= Jon Fear =

Jon Fear is a Canadian journalist, editor, and local historian best known for his work with the Waterloo Region Record.

==Career==
Fear worked as a journalist and copy editor at the Waterloo Region Record, where he was a newsroom colleague of other staff writers and contributed to news, feature, and heritage-related content. His work included engaging with municipal officials on public-interest topics, such as environmental sustainability and waste reduction. He has also written for the national newspaper The Globe and Mail.

Fear became particularly associated with local history through his role as a writer of the weekly heritage column Flash from the Past, which invited readers to identify and share memories connected to historical photographs from the newspaper's archives. His work in this area led members of the public to seek him out for assistance in identifying historical materials and photographs. Fear also authored features within the Flash from the Past series that documented demolished buildings and vanished landmarks in downtown Kitchener, including a nostalgic feature on the Mayfair Hotel published in 2011. Flash from the Past debuted in 2006 and became a popular weekly feature of the Waterloo Region Record, drawing on archival photographs and reader responses to reconstruct the region's social and architectural history. Fear was one of the column's principal writers during its early years and is regularly cited as a previous author of the feature. The series became notable for its collaborative approach, incorporating reader-submitted memories and photographs, a phenomenon that Fear later reflected on in print.

In 2018, Fear co-authored the book Flash from the Past with Chris Masterman. The volume, published by Biblioasis, collected selected columns from the newspaper series and expanded the project beyond the Record's archives to include materials from other local collections. Fear and Masterman publicly launched the book at TheMuseum in Kitchener, where they appeared as the credited authors.

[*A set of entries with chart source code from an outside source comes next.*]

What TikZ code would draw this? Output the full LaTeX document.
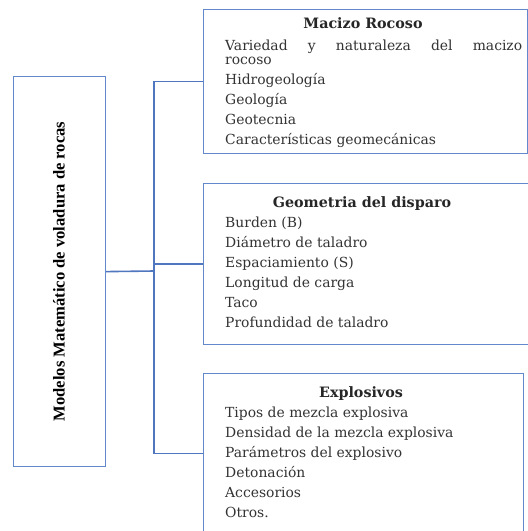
\documentclass[tikz,border=0pt]{standalone}
\usepackage{fontspec}
\setmainfont{DejaVu Serif}
\newfontfamily\rootfont{Liberation Serif}
\begin{document}
\begin{tikzpicture}[x=1pt,y=-1pt,
  boxcol/.style={draw={rgb,255:red,100;green,136;blue,204}},
  box/.style={boxcol, line width=1.2pt, rectangle, anchor=north west, inner sep=0pt},
  conn/.style={draw={rgb,255:red,80;green,118;blue,192}, line width=1.6pt},
  title/.style={font=\fontsize{14.3}{16}\selectfont\bfseries, inner sep=0pt, anchor=base, text=black!85},
  item/.style={font=\fontsize{13.9}{15}\selectfont, anchor=base west, inner sep=0pt, text=black!80}]
\clip (0,0) rectangle (528,531);
\fill[white] (0,0) rectangle (528,531);
% root box
\node[box, minimum width=92pt, minimum height=390pt] (root) at (13,76) {};
\node[rotate=90, font=\rootfont\fontsize{16.6}{18}\selectfont\bfseries] (roottxt) at (59,271.5) {Modelos Matemático de voladura de rocas};
% boxes
\node[box, minimum width=324pt, minimum height=144pt] (b1) at (203,9) {};
\node[box, minimum width=332pt, minimum height=161pt] (b2) at (203,183) {};
\node[box, minimum width=320pt, minimum height=160pt] (b3) at (203,373) {};
% connectors
\coordinate (j) at (154,271);
\draw[conn] (root.east) -- (j);
\draw[conn] (b1.west) -- (b1.west -| j) -- (b3.west -| j) -- (b3.west);
\draw[conn] (j |- b2.west) -- (b2.west);
% box 1
\node[title] (t1) at (363,28.5) {Macizo Rocoso};
\node[item] (i11) at (225,50.3) {\vtop{\baselineskip=14pt \lineskiplimit=-20pt
  \hbox{\makebox[297pt][s]{Variedad y naturaleza del macizo}}\hbox{rocoso}}};
\node[item] (i13) at (225,84.5) {Hidrogeología};
\node[item] (i14) at (225,104.5) {Geología};
\node[item] (i15) at (225,124.5) {Geotecnia};
\node[item] (i16) at (225,144.5) {Características geomecánicas};
% box 2
\node[title] (t2) at (362,207.5) {Geometria del disparo};
\node[item] (i21) at (225,227.5) {Burden (B)};
\node[item] (i22) at (225,247.5) {Diámetro de taladro};
\node[item] (i23) at (225,267.5) {Espaciamiento (S)};
\node[item] (i24) at (225,287.5) {Longitud de carga};
\node[item] (i25) at (225,307.5) {Taco};
\node[item] (i26) at (225,327.5) {Profundidad de taladro};
% box 3
\node[title] (t3) at (361,397.5) {Explosivos};
\node[item] (i31) at (225,417.5) {Tipos de mezcla explosiva};
\node[item] (i32) at (225,437.5) {Densidad de la mezcla explosiva};
\node[item] (i33) at (225,457.5) {Parámetros del explosivo};
\node[item] (i34) at (225,477.5) {Detonación};
\node[item] (i35) at (225,497.5) {Accesorios};
\node[item] (i36) at (225,517.5) {Otros.};
\end{tikzpicture}
\end{document}
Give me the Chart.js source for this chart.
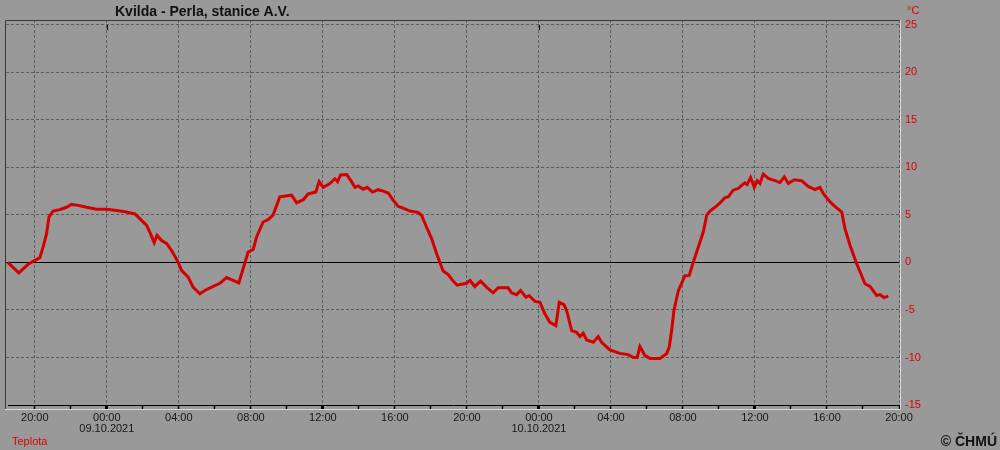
<!DOCTYPE html>
<html lang="cs">
<head>
    <meta charset="UTF-8">
    <title>Kvilda - Perla, stanice A.V.</title>
    <script src="https://cdn.jsdelivr.net/npm/chart.js"></script>
    <style>
        body { margin: 0; background: #999999; }
        canvas { display: block; }
    </style>
</head>
<body>
    <canvas id="tempChart" width="1000" height="450"></canvas>

    <script>
        // hodiny od 09.10.2021 00:00
        const hours = [
            -5.5, -4.89, -4.37, -3.72, -3.54, -3.35, -3.21, -2.98, -2.61, -2.24, -1.96, -1.59, -1.13, -0.57, -0.02,
            0.54, 1.09, 1.56, 1.83, 2.21, 2.43, 2.63, 2.79, 3.04, 3.32, 3.59, 3.96, 4.15, 4.52, 4.79, 5.17, 5.44,
            5.82, 6.28, 6.65, 7.02, 7.33, 7.57, 7.85, 8.13, 8.32, 8.68, 8.96, 9.24, 9.61, 10.26, 10.54, 10.91,
            11.18, 11.61, 11.79, 12.02, 12.39, 12.67, 12.82, 12.98, 13.32, 13.54, 13.78, 13.96, 14.24, 14.46,
            14.76, 15.07, 15.35, 15.63, 15.91, 16.18, 16.46, 16.83, 17.29, 17.48, 17.76, 18.04, 18.32, 18.68,
            18.96, 19.24, 19.46, 19.71, 19.98, 20.17, 20.44, 20.76, 21.09, 21.46, 21.74, 22.29, 22.48, 22.76,
            22.98, 23.28, 23.46, 23.78, 24.06, 24.33, 24.61, 24.94, 25.13, 25.39, 25.54, 25.82, 26.09, 26.28,
            26.46, 26.65, 27.02, 27.29, 27.48, 27.94, 28.5, 28.96, 29.24, 29.46, 29.61, 29.89, 30.17, 30.72,
            31.09, 31.24, 31.37, 31.5, 31.74, 32.11, 32.35, 32.57, 32.85, 33.13, 33.32, 33.5, 33.78, 34.06,
            34.33, 34.52, 34.79, 35.07, 35.26, 35.44, 35.57, 35.76, 35.96, 36.13, 36.28, 36.46, 36.74, 37.11,
            37.39, 37.63, 37.85, 38.18, 38.59, 38.96, 39.33, 39.61, 39.79, 40.17, 40.44, 40.82, 41.0, 41.28,
            41.65, 42.11, 42.39, 42.76, 42.94, 43.17, 43.41
        ];
        const temps = [
            0.0, -1.1, -0.2, 0.5, 1.6, 3.0, 4.8, 5.4, 5.55, 5.8, 6.1, 6.0, 5.8, 5.6, 5.6,
            5.45, 5.3, 5.1, 4.6, 3.9, 3.0, 2.1, 2.85, 2.3, 2.0, 1.27, 0.03, -0.84, -1.55, -2.6, -3.3, -2.95,
            -2.6, -2.2, -1.6, -1.9, -2.15, -0.67, 1.1, 1.37, 2.67, 4.25, 4.5, 5.0, 6.9, 7.07, 6.26, 6.6,
            7.2, 7.4, 8.5, 7.9, 8.3, 8.8, 8.5, 9.2, 9.25, 8.65, 7.9, 8.05, 7.7, 7.9,
            7.4, 7.65, 7.5, 7.3, 6.54, 5.9, 5.7, 5.4, 5.27, 4.96, 3.7, 2.5, 0.92, -0.9,
            -1.27, -1.97, -2.4, -2.3, -2.2, -1.9, -2.53, -1.97, -2.6, -3.2, -2.67, -2.67, -3.2, -3.4,
            -2.95, -3.66, -3.5, -4.1, -4.2, -5.4, -6.3, -6.65, -4.2, -4.43, -5.06, -7.17, -7.35, -7.8,
            -7.46, -8.16, -8.4, -7.8, -8.4, -9.2, -9.57, -9.7, -10.0, -10.0, -8.86, -9.8, -10.1, -10.1,
            -9.6, -8.9, -7.17, -5.06, -3.0, -1.4, -1.37, 0.0, 1.6, 3.2, 4.96, 5.4, 5.8, 6.26,
            6.8, 6.9, 7.6, 7.77, 8.1, 8.37, 8.2, 8.93, 7.9, 8.6, 8.3, 9.3, 8.83, 8.6,
            8.4, 9.0, 8.3, 8.7, 8.6, 8.0, 7.67, 7.9, 7.25, 6.37, 5.9, 5.3, 3.55, 1.8,
            -0.14, -2.25, -2.53, -3.48, -3.38, -3.7, -3.55
        ];
        const xTicks = [-4, -2, 0, 2, 4, 6, 8, 10, 12, 14, 16, 18, 20, 22, 24, 26, 28, 30, 32, 34, 36, 38, 40, 42, 44];
        const yTicks = [-15, -10, -5, 0, 5, 10, 15, 20, 25];
        const dates = { 0: '09.10.2021', 24: '10.10.2021' };

        const FONT = '"Liberation Sans", Arial, sans-serif';
        const GRID = '#5c5c5c';

        function hourLabel(v) {
            if (v % 4 !== 0) return '';
            const h = ((v % 24) + 24) % 24;
            const s = (h < 10 ? '0' : '') + h + ':00';
            return dates[v] ? [s, dates[v]] : s;
        }

        const frame = {
            id: 'frame',
            beforeDraw(chart) {
                const c = chart.ctx;
                c.save();
                c.fillStyle = '#999999';
                c.fillRect(0, 0, chart.width, chart.height);
                c.restore();
            },
            beforeDatasetsDraw(chart) {
                const c = chart.ctx, a = chart.chartArea;
                const y0 = chart.scales.y.getPixelForValue(0);
                c.save();
                c.strokeStyle = '#000';
                c.lineWidth = 1;
                c.beginPath();
                c.moveTo(a.left, Math.round(y0) + 0.5);
                c.lineTo(a.right, Math.round(y0) + 0.5);
                c.stroke();
                c.restore();
            },
            afterDraw(chart) {
                const c = chart.ctx, a = chart.chartArea;
                const xs = chart.scales.x;
                c.save();
                c.lineWidth = 1;
                // ramecek
                c.strokeStyle = '#3a3a3a';
                c.beginPath();
                c.moveTo(a.left - 0.5, 409);
                c.lineTo(a.left - 0.5, a.top + 0.5);
                c.lineTo(a.right + 1, a.top + 0.5);
                c.stroke();
                c.strokeStyle = '#d8d8d8';
                c.beginPath();
                c.moveTo(a.right + 1.5, a.top);
                c.lineTo(a.right + 1.5, 409.5);
                c.lineTo(a.left - 1, 409.5);
                c.stroke();
                // osa x
                c.strokeStyle = '#000';
                c.beginPath();
                c.moveTo(a.left + 2, a.bottom + 0.5);
                c.lineTo(a.right, a.bottom + 0.5);
                c.stroke();
                // pulnoc nahore
                [0, 24].forEach(v => {
                    const px = Math.round(xs.getPixelForValue(v)) + 0.5;
                    c.beginPath();
                    c.moveTo(px, a.top + 5);
                    c.lineTo(px, a.top + 10);
                    c.stroke();
                });
                // texty
                c.textBaseline = 'alphabetic';
                c.fillStyle = '#111';
                c.font = 'bold 14px ' + FONT;
                c.textAlign = 'left';
                c.fillText('Kvilda - Perla, stanice A.V.', 115, 16);
                c.fillStyle = '#dd0000';
                c.font = '11px ' + FONT;
                c.fillText('°C', 907, 14);
                c.fillText('Teplota', 12, 445);
                c.fillStyle = '#111';
                c.font = 'bold 14px ' + FONT;
                c.textAlign = 'right';
                c.fillText('© ČHMÚ', 997, 446);
                c.restore();
            }
        };

        new Chart(document.getElementById('tempChart'), {
            type: 'line',
            data: {
                datasets: [{
                    label: 'Teplota',
                    data: hours.map((h, i) => ({ x: h, y: temps[i] })),
                    borderColor: '#d40000',
                    borderWidth: 3,
                    pointRadius: 0,
                    tension: 0,
                    fill: false
                }]
            },
            options: {
                responsive: false,
                animation: false,
                devicePixelRatio: 1,
                layout: { padding: { left: 6, top: 20, right: 0, bottom: 0 } },
                plugins: {
                    legend: { display: false },
                    title: { display: false },
                    tooltip: { enabled: false }
                },
                scales: {
                    x: {
                        type: 'linear',
                        min: -5.6,
                        max: 44,
                        afterBuildTicks: s => { s.ticks = xTicks.map(v => ({ value: v })); },
                        afterFit: s => { s.height = 45; },
                        grid: {
                            color: ctx => (ctx.tick && ctx.tick.value % 4 === 0) ? GRID : 'rgba(0,0,0,0)',
                            borderDash: [3, 2],
                            lineWidth: 1,
                            drawTicks: true,
                            tickLength: 4,
                            tickColor: '#000',
                            tickWidth: ctx => (ctx.tick && ctx.tick.value % 12 === 0) ? 3 : 1.5,
                            tickBorderDash: []
                        },
                        border: { display: false, dash: [3, 2] },
                        ticks: {
                            autoSkip: false,
                            maxRotation: 0,
                            padding: 3,
                            color: '#151515',
                            font: { family: FONT, size: 11, lineHeight: 1 },
                            callback: v => hourLabel(v)
                        }
                    },
                    y: {
                        position: 'right',
                        min: -15,
                        max: 25.5,
                        afterBuildTicks: s => { s.ticks = yTicks.map(v => ({ value: v })); },
                        afterFit: s => { s.width = 101; },
                        grid: {
                            color: ctx => (ctx.tick && (ctx.tick.value === 0 || ctx.tick.value === -15)) ? 'rgba(0,0,0,0)' : GRID,
                            borderDash: [3, 2],
                            lineWidth: 1,
                            drawTicks: false
                        },
                        border: { display: false, dash: [3, 2] },
                        ticks: {
                            padding: 6,
                            color: '#dd0000',
                            font: { family: FONT, size: 11 }
                        }
                    }
                }
            },
            plugins: [frame]
        });
    </script>
</body>
</html>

Fear's contributions to local historical research and journalism have also been acknowledged in published works outside the Waterloo Region Record; for example, in the introduction to the book Kitchener: An Illustrated History (1983), Canadian politician and historian John English, writing with Kenneth McLaughlin, credited the newspaper and its staff for their assistance, stating: “we owe the Record and its staff, especially Jon Fear, a great debt.”